Ireland preferred post-Brexit for London company market

Ireland is the favoured location for London company market players wanting to secure access to EU customers after the UK leaves the EU, according to the latest London Company Market Statistics Report published by the International Underwriting Association of London (IUA).

The UK is set to leave the EU on March 29, 2019 but uncertainty around the nature of a potential deal that would allow mutual access to cross-border business is driving many insurance firms to create a unit within an EU member country.

Insurance firms have been working on implementing contingency plans to ensure continued client coverage for some time.

The IUA is aware of some cases where a transfer of business from London to continental parent companies has already begun, the report noted.

Ireland may be the top destination for setting up an EU base because many members of the IUA already have operations in the country, the report suggested.

Where firms do not already have a European base, Luxembourg is currently the second most popular destination. France, the Netherlands and Belgium have also proved attractive jurisdictions to London company market players.

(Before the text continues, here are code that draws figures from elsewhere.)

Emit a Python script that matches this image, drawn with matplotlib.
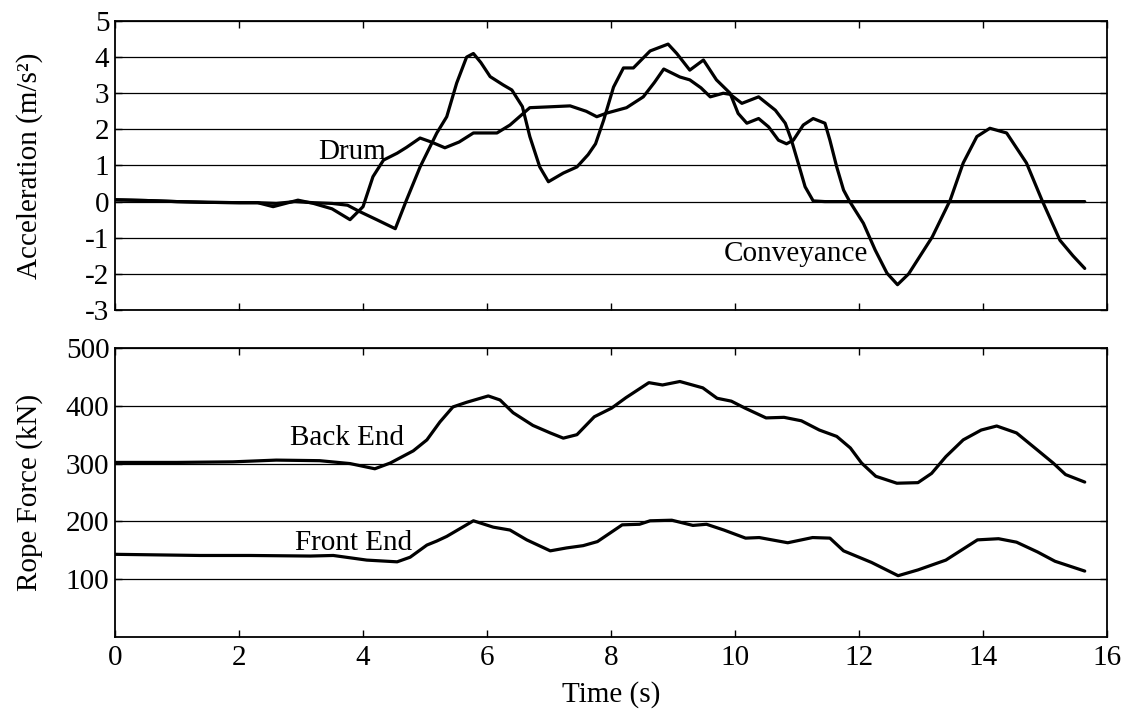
import matplotlib
matplotlib.use("Agg")
from matplotlib import pyplot as plt

# top panel: acceleration (m/s^2)
drum_t = [0, 0.5, 1.0, 1.5, 2.0, 2.3, 2.55, 2.75, 2.95, 3.2, 3.5, 3.79, 4.0, 4.16,
          4.33, 4.55, 4.7, 4.92, 5.1, 5.32, 5.55, 5.78, 6.16, 6.37, 6.69, 6.96, 7.34,
          7.6, 7.77, 7.93, 8.25, 8.52, 8.7, 8.85, 9.11, 9.27, 9.45, 9.6, 9.81, 9.92,
          10.11, 10.38, 10.65, 10.81, 10.91, 11.02, 11.13, 11.26, 11.45, 15.64]
drum_a = [0.05, 0.03, 0.0, -0.02, -0.03, -0.03, -0.14, -0.05, 0.04, -0.05, -0.2, -0.5,
          -0.14, 0.69, 1.15, 1.34, 1.5, 1.76, 1.65, 1.49, 1.65, 1.9, 1.9, 2.12, 2.6,
          2.62, 2.65, 2.5, 2.35, 2.45, 2.6, 2.9, 3.3, 3.67, 3.45, 3.37, 3.15, 2.9, 3.0,
          2.97, 2.72, 2.9, 2.53, 2.17, 1.7, 1.06, 0.41, 0.02, 0.0, 0.0]

conv_t = [0, 0.5, 1.0, 1.5, 2.0, 2.3, 2.6, 2.9, 3.2, 3.5, 3.75, 3.95, 4.22, 4.52, 4.7,
          4.92, 5.19, 5.35, 5.51, 5.67, 5.78, 5.9, 6.05, 6.26, 6.4, 6.57, 6.69, 6.85,
          6.99, 7.23, 7.45, 7.63, 7.75, 7.88, 8.04, 8.2, 8.36, 8.63, 8.92, 9.06, 9.27,
          9.49, 9.7, 9.92, 10.05, 10.19, 10.38, 10.54, 10.7, 10.83, 10.94, 11.1, 11.26,
          11.45, 11.53, 11.64, 11.75, 11.85, 12.07, 12.26, 12.45, 12.62, 12.8, 13.18,
          13.47, 13.68, 13.9, 14.11, 14.38, 14.7, 14.95, 15.24, 15.45, 15.64]
conv_a = [0.05, 0.03, 0.0, -0.02, -0.03, -0.03, -0.05, 0.0, -0.03, -0.05, -0.1, -0.28,
          -0.5, -0.75, 0.04, 0.96, 1.9, 2.35, 3.28, 4.0, 4.1, 3.85, 3.46, 3.23, 3.09,
          2.63, 1.8, 0.96, 0.55, 0.79, 0.96, 1.3, 1.6, 2.25, 3.17, 3.7, 3.7, 4.17, 4.36,
          4.1, 3.64, 3.92, 3.37, 3.0, 2.44, 2.17, 2.3, 2.07, 1.7, 1.6, 1.7, 2.12, 2.3,
          2.17, 1.7, 0.96, 0.32, 0.0, -0.6, -1.34, -1.98, -2.3, -2.0, -0.98, 0.04, 1.07,
          1.8, 2.03, 1.9, 1.07, 0.04, -1.07, -1.5, -1.85]

# bottom panel: rope force (kN)
back_t = [0, 1.0, 1.9, 2.6, 3.3, 3.79, 4.19, 4.44, 4.81, 5.03, 5.24, 5.45, 5.67, 6.02,
          6.21, 6.42, 6.74, 7.02, 7.23, 7.45, 7.73, 8.01, 8.24, 8.61, 8.83, 9.11, 9.48,
          9.71, 9.94, 10.16, 10.5, 10.79, 11.07, 11.36, 11.64, 11.86, 12.04, 12.27,
          12.61, 12.95, 13.17, 13.4, 13.68, 13.97, 14.22, 14.54, 14.87, 15.13, 15.33,
          15.64]
back_f = [302, 302, 303, 306, 305, 300, 291, 301, 322, 341, 372, 398, 406, 417, 410,
          388, 366, 353, 344, 350, 381, 396, 414, 440, 436, 442, 431, 413, 408, 396,
          379, 380, 374, 358, 347, 327, 301, 278, 266, 267, 283, 312, 341, 358, 365,
          353, 324, 301, 281, 268]

front_t = [0, 1.37, 2.18, 3.15, 3.52, 4.06, 4.55, 4.76, 5.03, 5.19, 5.35, 5.78, 6.1,
           6.37, 6.64, 7.02, 7.28, 7.55, 7.78, 8.18, 8.46, 8.63, 8.98, 9.32, 9.54, 9.82,
           10.17, 10.39, 10.85, 11.25, 11.53, 11.75, 12.2, 12.63, 12.95, 13.4, 13.91,
           14.25, 14.54, 14.88, 15.16, 15.64]
front_f = [143, 141, 141, 140, 141, 133, 130, 138, 159, 166, 174, 201, 190, 185, 168,
           149, 154, 158, 165, 194, 195, 201, 202, 193, 195, 185, 171, 172, 163, 172,
           171, 149, 129, 106, 116, 133, 168, 170, 164, 147, 131, 114]

acc_ticks = [-3, -2, -1, 0, 1, 2, 3, 4, 5]
force_ticks = [100, 200, 300, 400, 500]
time_ticks = [0, 2, 4, 6, 8, 10, 12, 14, 16]

plt.rcParams['font.family'] = ['Liberation Serif', 'DejaVu Serif']
plt.rcParams['font.size'] = 21

fig = plt.figure(figsize=(11.3, 7.09), dpi=100)
ax1 = fig.add_axes([0.1018, 0.5628, 0.8779, 0.4076])
ax2 = fig.add_axes([0.1018, 0.1016, 0.8779, 0.4076])

line_kw = dict(color='black', lw=2.3, solid_joinstyle='round', solid_capstyle='round')

ax1.plot(drum_t, drum_a, **line_kw)
ax1.plot(conv_t, conv_a, **line_kw)
ax1.set_xlim(0, 16)
ax1.set_ylim(-3, 5)
ax1.set_yticks(acc_ticks)
ax1.set_yticklabels([str(v) for v in acc_ticks])
ax1.set_xticks(time_ticks)
ax1.tick_params(labelbottom=False)
ax1.set_ylabel('Acceleration (m/s²)')
ax1.text(3.27, 1.18, 'Drum')
ax1.text(9.82, -1.65, 'Conveyance')

ax2.plot(back_t, back_f, **line_kw)
ax2.plot(front_t, front_f, **line_kw)
ax2.set_xlim(0, 16)
ax2.set_ylim(0, 500)
ax2.set_yticks(force_ticks)
ax2.set_xticks(time_ticks)
ax2.set_ylabel('Rope Force (kN)')
ax2.set_xlabel('Time (s)', labelpad=7)
ax2.text(2.82, 332, 'Back End')
ax2.text(2.9, 151, 'Front End')

for ax in (ax1, ax2):
    ax.grid(axis='y', color='black', lw=0.9)
    ax.set_axisbelow(True)
    ax.tick_params(direction='in', length=5, width=1, top=True, right=True, pad=6)
    ax.tick_params(axis='y', pad=4)
    for s in ax.spines.values():
        s.set_linewidth(1.3)
    ax.yaxis.set_label_coords(-0.073, 0.5)

fig.savefig('out.png', dpi=100)
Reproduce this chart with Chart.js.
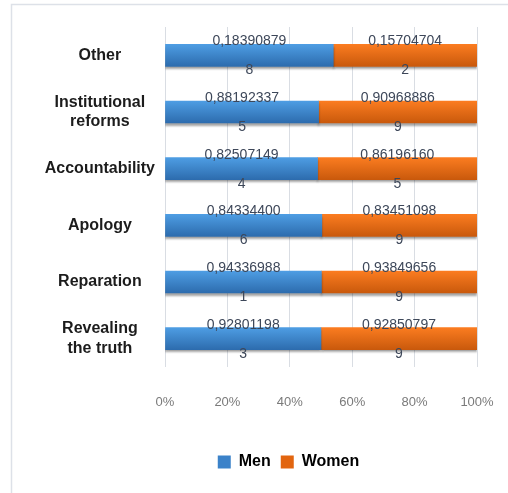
<!DOCTYPE html>
<html>
<head>
<meta charset="utf-8">
<script src="https://cdn.jsdelivr.net/npm/chart.js@4"></script>
<style>
  html, body { margin: 0; padding: 0; background: #ffffff; }
  #wrap { position: relative; width: 508px; height: 493px; }
</style>
</head>
<body>
<div id="wrap"><canvas id="chart"></canvas></div>
<script>
// Dados do gráfico
const categories = ['Other', ['Institutional', 'reforms'], 'Accountability', 'Apology', 'Reparation', ['Revealing', 'the truth']];
const menValues = [0.183908798, 0.881923375, 0.825071494, 0.843344006, 0.943369881, 0.928011983];
const womenValues = [0.157047042, 0.909688869, 0.861961605, 0.834510989, 0.938496569, 0.928507979];
const seriesNames = ['Men', 'Women'];
const percentTicks = [0, 20, 40, 60, 80, 100];

// Barras 100% empilhadas: parte de cada série no total da categoria
const menShare = menValues.map((v, i) => v / (v + womenValues[i]) * 100);
const womenShare = womenValues.map((v, i) => v / (menValues[i] + v) * 100);

const BAR_H = 22;

// Gradiente vertical por barra (claro em cima, escuro em baixo)
function barGradient(top, bottom) {
    return function (context) {
        const chart = context.chart;
        const yScale = chart.scales.y;
        if (!chart.chartArea || !yScale || context.dataIndex === undefined) return bottom;
        const yc = yScale.getPixelForValue(context.dataIndex);
        if (!isFinite(yc)) return bottom;
        const g = chart.ctx.createLinearGradient(0, yc - BAR_H / 2, 0, yc + BAR_H / 2);
        g.addColorStop(0, top);
        g.addColorStop(1, bottom);
        return g;
    };
}

// Moldura cinza clara (cortada à direita e em baixo)
const framePlugin = {
    id: 'frame',
    beforeDraw(chart) {
        const ctx = chart.ctx;
        ctx.save();
        ctx.strokeStyle = '#dde1e8';
        ctx.lineWidth = 1.5;
        ctx.beginPath();
        ctx.moveTo(11.5, 493);
        ctx.lineTo(11.5, 4.5);
        ctx.lineTo(508, 4.5);
        ctx.stroke();
        ctx.restore();
    }
};

// Legenda deslocada para a direita (centrada como no Excel)
const legendShift = {
    id: 'legendShift',
    afterLayout(chart) {
        if (chart.legend) chart.legend.left += 100;
    }
};

// Sombra por baixo das barras
const shadowPlugin = {
    id: 'barShadow',
    beforeDatasetsDraw(chart) {
        const ctx = chart.ctx;
        ctx.save();
        ctx.shadowColor = 'rgba(0, 0, 0, 0.35)';
        ctx.shadowOffsetY = 2.5;
        ctx.shadowBlur = 2;
    },
    afterDatasetsDraw(chart) {
        chart.ctx.restore();
    }
};

// Rótulos de valores: número quebrado em duas linhas (último dígito por baixo)
const valueLabels = {
    id: 'valueLabels',
    afterDraw(chart) {
        const ctx = chart.ctx;
        const raw = [menValues, womenValues];
        ctx.save();
        ctx.font = '14px "Liberation Sans", Arial, sans-serif';
        ctx.fillStyle = '#3d4759';
        ctx.textAlign = 'center';
        chart.data.datasets.forEach((ds, di) => {
            chart.getDatasetMeta(di).data.forEach((el, i) => {
                const txt = raw[di][i].toFixed(9).replace('.', ',');
                const cx = (el.x + el.base) / 2;
                ctx.textBaseline = 'alphabetic';
                ctx.fillText(txt.slice(0, -1), cx, el.y - 10);
                ctx.textBaseline = 'top';
                ctx.fillText(txt.slice(-1), cx, el.y + 8);
            });
        });
        ctx.restore();
    }
};

new Chart(document.getElementById('chart').getContext('2d'), {
    type: 'bar',
    data: {
        labels: categories,
        datasets: [
            {
                label: seriesNames[0],
                data: menShare,
                backgroundColor: barGradient('#4e9de3', '#2d6cae'),
                legendColor: '#3b82c9',
                barThickness: BAR_H
            },
            {
                label: seriesNames[1],
                data: womenShare,
                backgroundColor: barGradient('#fb7c20', '#c9590c'),
                legendColor: '#e2650f',
                barThickness: BAR_H
            }
        ]
    },
    options: {
        indexAxis: 'y',
        responsive: true,
        maintainAspectRatio: false,
        animation: false,
        layout: { padding: { top: 27, right: 31, left: 0, bottom: 13 } },
        scales: {
            x: {
                stacked: true,
                min: 0,
                max: 100,
                afterBuildTicks(scale) {
                    scale.ticks = percentTicks.map(v => ({ value: v }));
                },
                afterFit(scale) {
                    scale.height = 77;
                    scale.paddingRight = 0;
                },
                grid: { color: '#d9dde3', drawTicks: false },
                border: { display: false },
                ticks: {
                    padding: 28,
                    color: '#7a7a7a',
                    font: { size: 13, family: '"Liberation Sans", Arial, sans-serif' },
                    callback: v => v + '%'
                }
            },
            y: {
                stacked: true,
                afterFit(scale) { scale.width = 165; },
                grid: { display: false },
                border: { display: false },
                ticks: {
                    crossAlign: 'center',
                    padding: 2,
                    color: '#1c1c1c',
                    font: { size: 16, weight: 'bold', family: '"Liberation Sans", Arial, sans-serif' }
                }
            }
        },
        plugins: {
            legend: {
                position: 'bottom',
                labels: {
                    boxWidth: 13,
                    boxHeight: 13,
                    padding: 10,
                    color: '#1c1c1c',
                    font: { size: 16, weight: 'bold', family: '"Liberation Sans", Arial, sans-serif' },
                    generateLabels(chart) {
                        return chart.data.datasets.map((ds, i) => ({
                            text: ds.label,
                            fillStyle: ds.legendColor,
                            strokeStyle: ds.legendColor,
                            lineWidth: 0,
                            datasetIndex: i
                        }));
                    }
                }
            },
            tooltip: { enabled: false }
        }
    },
    plugins: [framePlugin, legendShift, shadowPlugin, valueLabels]
});
</script>
</body>
</html>
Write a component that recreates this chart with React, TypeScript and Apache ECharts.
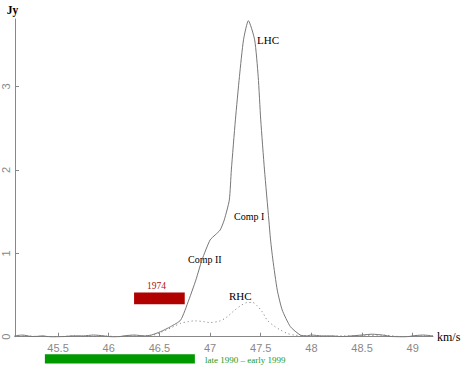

The geographical breakdown of premium written in London shows that the share of income attributed to business originating in Europe (excluding the UK/Ireland) has fallen slightly to 16 percent from 18 percent in 2017, although the absolute value of premium from this region has increased from £2.78 billion to £2.96 billion, in line with the overall rise in premium for the company market this year.

Conversely, the amount of business overseen by London operations, but written elsewhere, shows a big increase in the proportion classified as European, the report noted. The Europe (excluding UK/Ireland) category is now a dominant 56 percent. It was the single largest geographical region for such premium in last year’s report, but accounted for a significantly lower share of 34 percent.

The value of controlled premium from Europe increased from £2.31 billion in 2016 to £4.48 billion in 2017. This jump of 94 percent is far in excess of any general rise in income observed across the London Market as whole, the report noted.

As more Brexit contingency plans are implemented, and new insurance entities are established across Europe in order to continue providing services post-Brexit, the authors of the report expect the amount of controlled business to grow further.